From the very beginning, Q-Free has applied standards and actively participated­ in standardization work in the field of telematics. Knut Evensen, head of standardization work at Q-Free, says they wouldn't exist in their current form without standards.

If you commute to work in a city, there's a fair chance you have a grey tag hanging behind the rear view mirror in your car's windshield. There's also a fair chance that this tag was developed by Q-Free in Trondheim. This is because they are world leaders in the queue system sector. But things could have been quite different if it wasn't for their very active participation in standardization work.
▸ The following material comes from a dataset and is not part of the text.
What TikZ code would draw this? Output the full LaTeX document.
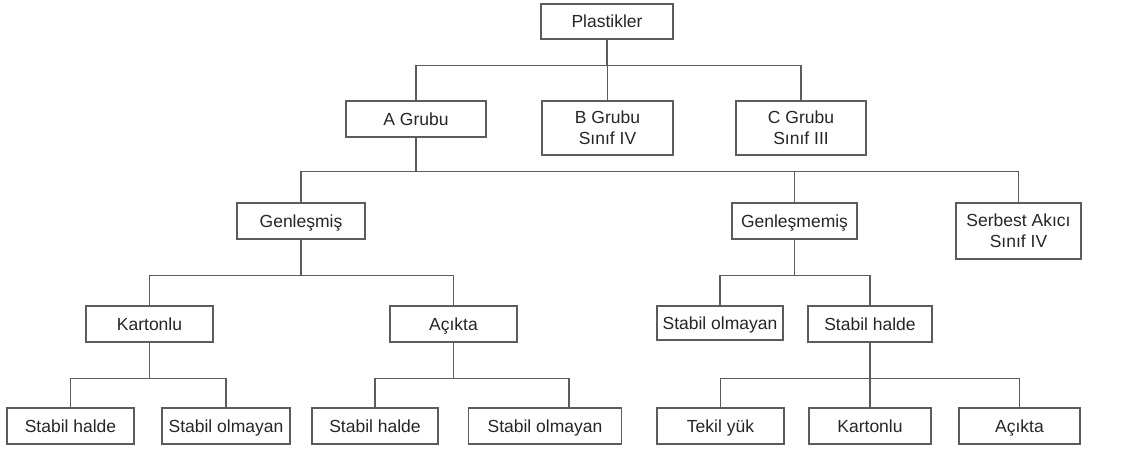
\documentclass[tikz,border=0pt]{standalone}
\usepackage{fontspec}
\setmainfont{Liberation Sans}
\usepackage{tikz}
\definecolor{linegray}{HTML}{5C5C5C}
\definecolor{textgray}{HTML}{262626}
\tikzset{
  box/.style={draw=linegray, line width=1.2pt, fill=white, inner sep=0pt,
    minimum height=36, text=textgray, text height=12.6, text depth=0,
    font=\fontsize{17.5}{21}\selectfont},
  twobox/.style={draw=linegray, line width=1.2pt, fill=white, inner sep=0pt,
    minimum height=54, align=center, text=textgray,
    font=\fontsize{17.5}{21}\selectfont},
  link/.style={draw=linegray, line width=1.2pt}
}

\begin{document}
\begin{tikzpicture}[x=1pt, y=-1pt]
      \useasboundingbox (0,0) rectangle (1132,448);
      % level 0 and 1
      \node (pl) at (607,21.5)[box, minimum width=132, minimum height=35]{Plastikler};
      \node (ag) at (416,119)[box, minimum width=140]{A Grubu};
      \node (bg) at (607.5,128)[twobox, minimum width=131]{B Grubu\\Sınıf IV};
      \node (cg) at (801,128)[twobox, minimum width=130]{C Grubu\\Sınıf III};
      % level 2
      \node (ge) at (301,221)[box, minimum width=128]{Genleşmiş};
      \node (gm) at (794.5,221)[box, minimum width=125]{Genleşmemiş};
      \node (sa) at (1018.5,231)[twobox, minimum width=125, minimum height=56]{Serbest Akıcı\\Sınıf IV};
      % level 3
      \node (ka) at (149.5,324)[box, minimum width=127]{Kartonlu};
      \node (ac) at (453.5,324)[box, minimum width=127]{Açıkta};
      \node (so) at (720,323)[box, minimum width=126, minimum height=34]{Stabil olmayan};
      \node (sh) at (870,324)[box, minimum width=124]{Stabil halde};
      % level 4
      \node (kash) at (70.5,426)[box, minimum width=127]{Stabil halde};
      \node (kaso) at (226,426)[box, minimum width=128]{Stabil olmayan};
      \node (acsh) at (375,426)[box, minimum width=126]{Stabil halde};
      \node (acso) at (545,426)[box, minimum width=153]{Stabil olmayan};
      \node (tk) at (720.5,426)[box, minimum width=127]{Tekil yük};
      \node (shka) at (870,426)[box, minimum width=122]{Kartonlu};
      \node (shac) at (1019.5,426)[box, minimum width=121]{Açıkta};
      % connectors: parent/child/drop
      \foreach \p/\c/\d in {pl/ag/26, pl/bg/26, pl/cg/26,
                            ag/ge/34, ag/gm/34, ag/sa/34,
                            ge/ka/36, ge/ac/36, gm/so/36, gm/sh/36,
                            ka/kash/36, ka/kaso/36, ac/acsh/36,
                            sh/tk/36, sh/shka/36, sh/shac/36}{
      \draw[link] (\p.south) -- ++(0,\d) -| (\c.north);
      }
      % this one lands off centre
      \draw[link] (ac.south) -- ++(0,36) -| ([xshift=24]acso.north);
  \end{tikzpicture}
\end{document}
Standards a part of formal requirements
“Because we work with toll systems at Q-Free, many of our customers are either public authorities themselves or companies working under licence from public authorities. These customers have particularly stringent requirements with respect to how they carry out tenders and developments, and standards are always part of their formal requirements. It is thus important to us to influence the nature of the standards and to know as much as possible on what is going on in terms of standardization in our field,” Knut Evensen says. He is a graduate engineer specializing in telematics and head of standardization work and R&D coordination at Q-Free.

Even service-providing companies with only end-­user customers need to take part in work on standardization. This allows you to obtain information on what is going on in the world early on, and gives you the time to adjust.

Radio standardization is everywhere
Based on his role as head of standardization at Q-Free, he is also head of the workgroup on standar­dization work in ISO, CEN and ETSI (European Telecom Standards Institute). They are responsible for all radio standardization.

“Radio standardization also includes GSM, satellite and all other telecommunications, solutions that are central to our business­,” Evensen says.

Must be there from the start
Ever since Q-Free started using Intelligent Transport Systems (ITS) in 1991, they have been active in developing standards in the field.

“It's important to be a part of standardization work from the ­beginning. This allows us to have good products ready, which are right in terms of price, features and standards, when requirements from the ­authorities arrive. This is why we contribute heavily to ITS standards,” says Knut Evensen.

Monitoring new technology
Evensen says that there is plenty of motivation in the company to contribute on standardization, and the reasons are obvious. 

“The products we develop and manufacture require huge investments, they take a long time to produce, and they have to work all over the world and for a long time once they have been made. Additionally, most of our clients are in the public sector, and they have strict formal requirements,” Knut Evensen of Q-Free says, referring to the link to so-called “pre-competitive research,” i.e. pure­ research, to look into new technology and see what's going on in their technological sphere.

Standardization is way ahead
“Q-Free just couldn't exist in the way we do without using standards. We would be a much smaller company than we are today. The interesting thing about standardization work is that it is five to ten years ahead of the major contracts for the public sector. Now we are reaping the benefits of the standardization work we carried out many years ago,” says Knut Evensen.

Resource-intensive work
He describes standardization work as having a lengthy perspective and being somewhat cumbersome, but nevertheless essential to a company like Q-Free that wants to play an important international role. Q-Free uses a lot of resources on standardization.

“It's quite expensive, but definitely worth it,” Evensen says, who also finds it exciting and very interesting to take part in standardization work. “When you're there from the start you really get to ­impact how things will turn out. And these are solutions that eventually have social importance, so it's motivating,” Knut Evensen of Q-Free says.


Q-Free develops road toll systems that are used globally. They work on communication and transaction ­technology and products to make the best possible ­toll systems. The listed Trondheim-­based company, which originated at the Norwegian University of Science and Technology, was established in 1984 and currently has 400 employees in 17 different countries.